As for the logic that lots of job generation will take place in the backend industries, a Canadian professor, Leonie Sandar Cork, working at the Columbia University, wrote the following:


“Seven years back WalMart asked permission to open a big store in my city, Vancouver. It started a debate among the progressive planners of the city. Will this be good or bad? The good side is that the store would provide cheap commodities for the people. On the other hand, they would evict the small businessmen. A research-based discussion took place at the California University in 2004 spring. That time WalMart grew to be a large company selling the third world commodities in the USA. The issue of the discussion was its effect on the local people and how the company deals with its employees.


“The first conclusion was that the suppliers to WalMart earn $8.5 dollars per hour, i.e. 14 thousand dollars per annum which is one thousand less than the poverty line. That is the income of more than half of the employees who are compelled to do that for selling goods at cheap prices.

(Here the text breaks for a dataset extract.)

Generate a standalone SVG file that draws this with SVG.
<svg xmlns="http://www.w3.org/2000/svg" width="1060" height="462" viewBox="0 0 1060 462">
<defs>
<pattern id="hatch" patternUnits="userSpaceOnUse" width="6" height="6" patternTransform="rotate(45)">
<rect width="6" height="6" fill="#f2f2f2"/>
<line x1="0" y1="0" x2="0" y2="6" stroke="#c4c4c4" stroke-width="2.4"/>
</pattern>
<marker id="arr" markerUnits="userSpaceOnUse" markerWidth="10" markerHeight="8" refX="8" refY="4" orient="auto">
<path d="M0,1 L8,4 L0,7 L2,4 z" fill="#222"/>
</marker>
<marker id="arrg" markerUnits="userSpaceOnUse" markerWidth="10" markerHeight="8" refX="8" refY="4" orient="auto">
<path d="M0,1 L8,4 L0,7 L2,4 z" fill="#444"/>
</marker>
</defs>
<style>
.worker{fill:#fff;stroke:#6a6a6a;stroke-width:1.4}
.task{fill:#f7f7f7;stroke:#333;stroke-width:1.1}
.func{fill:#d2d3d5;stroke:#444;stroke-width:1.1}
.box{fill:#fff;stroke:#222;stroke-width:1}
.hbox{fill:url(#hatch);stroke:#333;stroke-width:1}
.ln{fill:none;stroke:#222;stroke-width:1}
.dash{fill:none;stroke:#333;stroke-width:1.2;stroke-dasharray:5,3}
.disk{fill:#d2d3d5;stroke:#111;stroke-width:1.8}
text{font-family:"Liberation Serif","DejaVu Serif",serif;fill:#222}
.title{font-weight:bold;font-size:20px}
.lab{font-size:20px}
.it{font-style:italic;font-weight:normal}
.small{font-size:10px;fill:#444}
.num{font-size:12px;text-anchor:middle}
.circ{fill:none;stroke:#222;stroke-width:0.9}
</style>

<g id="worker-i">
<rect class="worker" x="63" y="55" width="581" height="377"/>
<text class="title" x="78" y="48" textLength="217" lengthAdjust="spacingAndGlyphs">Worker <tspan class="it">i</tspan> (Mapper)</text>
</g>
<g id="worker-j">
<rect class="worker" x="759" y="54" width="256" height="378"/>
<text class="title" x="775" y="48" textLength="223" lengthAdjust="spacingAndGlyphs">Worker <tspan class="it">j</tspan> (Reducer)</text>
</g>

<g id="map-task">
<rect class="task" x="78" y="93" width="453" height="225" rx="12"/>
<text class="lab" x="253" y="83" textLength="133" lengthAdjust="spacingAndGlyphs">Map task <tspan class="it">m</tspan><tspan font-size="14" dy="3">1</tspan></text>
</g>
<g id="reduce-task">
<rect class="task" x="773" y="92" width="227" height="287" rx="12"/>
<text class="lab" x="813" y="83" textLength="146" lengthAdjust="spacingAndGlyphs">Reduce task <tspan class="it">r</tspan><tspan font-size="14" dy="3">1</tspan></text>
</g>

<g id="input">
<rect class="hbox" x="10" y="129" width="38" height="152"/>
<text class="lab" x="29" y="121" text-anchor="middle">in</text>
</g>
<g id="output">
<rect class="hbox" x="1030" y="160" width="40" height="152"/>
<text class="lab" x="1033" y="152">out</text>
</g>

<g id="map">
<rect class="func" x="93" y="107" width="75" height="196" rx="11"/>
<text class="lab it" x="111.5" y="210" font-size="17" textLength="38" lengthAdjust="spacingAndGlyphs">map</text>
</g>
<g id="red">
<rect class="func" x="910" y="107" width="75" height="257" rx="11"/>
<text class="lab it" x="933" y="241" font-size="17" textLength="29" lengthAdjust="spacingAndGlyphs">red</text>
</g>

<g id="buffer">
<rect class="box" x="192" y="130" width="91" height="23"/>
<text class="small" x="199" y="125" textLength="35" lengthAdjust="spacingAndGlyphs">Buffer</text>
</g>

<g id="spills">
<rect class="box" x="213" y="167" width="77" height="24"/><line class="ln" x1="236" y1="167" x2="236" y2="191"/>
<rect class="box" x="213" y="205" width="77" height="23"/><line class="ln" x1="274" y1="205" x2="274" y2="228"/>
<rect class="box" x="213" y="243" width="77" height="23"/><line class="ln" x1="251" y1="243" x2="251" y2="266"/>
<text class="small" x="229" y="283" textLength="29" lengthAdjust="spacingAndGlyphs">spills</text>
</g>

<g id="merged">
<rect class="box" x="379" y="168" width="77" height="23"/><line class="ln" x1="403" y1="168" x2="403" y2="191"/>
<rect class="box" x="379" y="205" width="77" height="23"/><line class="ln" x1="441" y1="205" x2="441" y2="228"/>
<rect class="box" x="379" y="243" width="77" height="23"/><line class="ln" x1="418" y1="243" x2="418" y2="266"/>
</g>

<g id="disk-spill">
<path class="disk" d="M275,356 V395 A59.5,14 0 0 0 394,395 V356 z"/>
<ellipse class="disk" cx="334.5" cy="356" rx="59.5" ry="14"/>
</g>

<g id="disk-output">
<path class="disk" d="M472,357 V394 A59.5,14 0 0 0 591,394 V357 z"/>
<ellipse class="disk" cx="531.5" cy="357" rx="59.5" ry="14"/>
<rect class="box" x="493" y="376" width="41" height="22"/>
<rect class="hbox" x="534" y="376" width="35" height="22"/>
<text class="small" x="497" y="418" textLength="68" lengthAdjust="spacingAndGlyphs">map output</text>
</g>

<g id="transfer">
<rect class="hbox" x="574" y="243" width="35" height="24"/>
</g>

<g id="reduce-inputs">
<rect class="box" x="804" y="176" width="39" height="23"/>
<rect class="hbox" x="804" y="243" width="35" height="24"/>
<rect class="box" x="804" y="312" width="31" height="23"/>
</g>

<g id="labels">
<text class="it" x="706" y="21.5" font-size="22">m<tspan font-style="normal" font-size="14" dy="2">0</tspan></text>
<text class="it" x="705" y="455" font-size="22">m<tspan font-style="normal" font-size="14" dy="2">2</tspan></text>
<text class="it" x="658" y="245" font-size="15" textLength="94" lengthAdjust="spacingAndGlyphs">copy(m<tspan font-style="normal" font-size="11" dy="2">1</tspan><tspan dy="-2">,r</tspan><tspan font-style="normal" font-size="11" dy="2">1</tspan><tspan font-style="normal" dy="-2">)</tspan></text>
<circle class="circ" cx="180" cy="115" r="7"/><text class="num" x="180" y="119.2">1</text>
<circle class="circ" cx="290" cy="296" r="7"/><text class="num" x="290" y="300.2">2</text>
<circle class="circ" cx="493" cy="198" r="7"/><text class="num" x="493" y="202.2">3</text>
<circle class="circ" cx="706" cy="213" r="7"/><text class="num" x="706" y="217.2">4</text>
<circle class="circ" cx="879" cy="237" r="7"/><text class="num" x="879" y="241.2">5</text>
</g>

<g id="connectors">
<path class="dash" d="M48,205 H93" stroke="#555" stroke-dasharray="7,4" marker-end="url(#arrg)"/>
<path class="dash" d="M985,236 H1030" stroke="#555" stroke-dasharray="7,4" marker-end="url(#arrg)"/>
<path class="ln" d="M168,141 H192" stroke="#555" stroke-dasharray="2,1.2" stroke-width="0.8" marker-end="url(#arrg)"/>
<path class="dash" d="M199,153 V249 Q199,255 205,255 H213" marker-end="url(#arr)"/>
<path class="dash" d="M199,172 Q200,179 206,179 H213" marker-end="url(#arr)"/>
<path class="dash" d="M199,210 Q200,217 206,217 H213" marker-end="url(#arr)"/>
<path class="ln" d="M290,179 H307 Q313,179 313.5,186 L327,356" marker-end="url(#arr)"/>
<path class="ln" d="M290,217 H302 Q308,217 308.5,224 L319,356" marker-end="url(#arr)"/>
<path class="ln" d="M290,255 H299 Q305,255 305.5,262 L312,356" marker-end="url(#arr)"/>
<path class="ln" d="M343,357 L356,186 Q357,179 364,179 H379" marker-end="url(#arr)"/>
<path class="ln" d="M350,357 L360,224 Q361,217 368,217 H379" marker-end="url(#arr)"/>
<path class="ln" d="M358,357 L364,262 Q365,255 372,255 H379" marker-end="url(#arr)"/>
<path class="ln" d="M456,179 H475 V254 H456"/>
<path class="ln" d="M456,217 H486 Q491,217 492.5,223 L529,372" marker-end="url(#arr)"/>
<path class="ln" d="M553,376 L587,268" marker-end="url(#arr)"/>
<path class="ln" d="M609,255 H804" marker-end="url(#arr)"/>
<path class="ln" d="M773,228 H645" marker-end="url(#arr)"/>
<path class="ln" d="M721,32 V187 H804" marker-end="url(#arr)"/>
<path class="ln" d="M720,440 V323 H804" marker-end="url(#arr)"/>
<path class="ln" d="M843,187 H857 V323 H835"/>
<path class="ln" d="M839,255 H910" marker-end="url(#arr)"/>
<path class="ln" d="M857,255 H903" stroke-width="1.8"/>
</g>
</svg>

“The second conclusion was that WalMart does not allow its employees to form a union. A big American union, Union of Food and Workers (UFCW), could not form a trade union in the WalMart stores. Each store manager brought out a notice stating that no union would be allowed, the manager is entitled to have an eye on the workers who were not allowed to talk with each either. The manager has a hot line with the Arakar head office. With the faintest trace of a union the company sends its own strike breakers to the workers. The next day the workers are compelled to take part in a meeting where anti-union decisions are taken. This is compulsory. Only once a union was formed at the butchers’ department in Texas. One week after the formation UFCW decided to join there. The department was then and there shut down and the workers retrenched.


“The third conclusion was the WalMart workers are constantly under surveillance in order to identify those wasting time by chatting.”


The European Union also expressed concern three years back. Many of the members of European Parliament are vocal against the misuse of powers by these retail giants, and asked the Director General of Competition to inspect how the reckless centralisation of supermarkets affects small businessmen, suppliers, workers and consumers.


In a declaration on February 19, 2008, these MEPs said that a handful of big retailers are dominating the EU markets, resulting in the transformation of retailers to door guards, controlling the farmers and suppliers. The big supermarkets are misusing their economic power, affecting the level of job generation, health and safety. The relation between retailers and suppliers is getting changed. Consumers are losing diversity of commodities and losing their cultural heritage. Some EU countries passed laws to curb the trend, but the big retailers are doing business across the margin. This makes an EU law essential.


The retail giants’ impact on Europe is clear from the lakhs of common people who recently hit the roads as a part of the Occupy Wall Street movement, protesting against the neo-liberal greed.


As a majority of Indian parliamentarians are opposed to it, the government in India felt forced to stall the process. But the threat remains. So the battle against the retail giants is to be fought in the streets.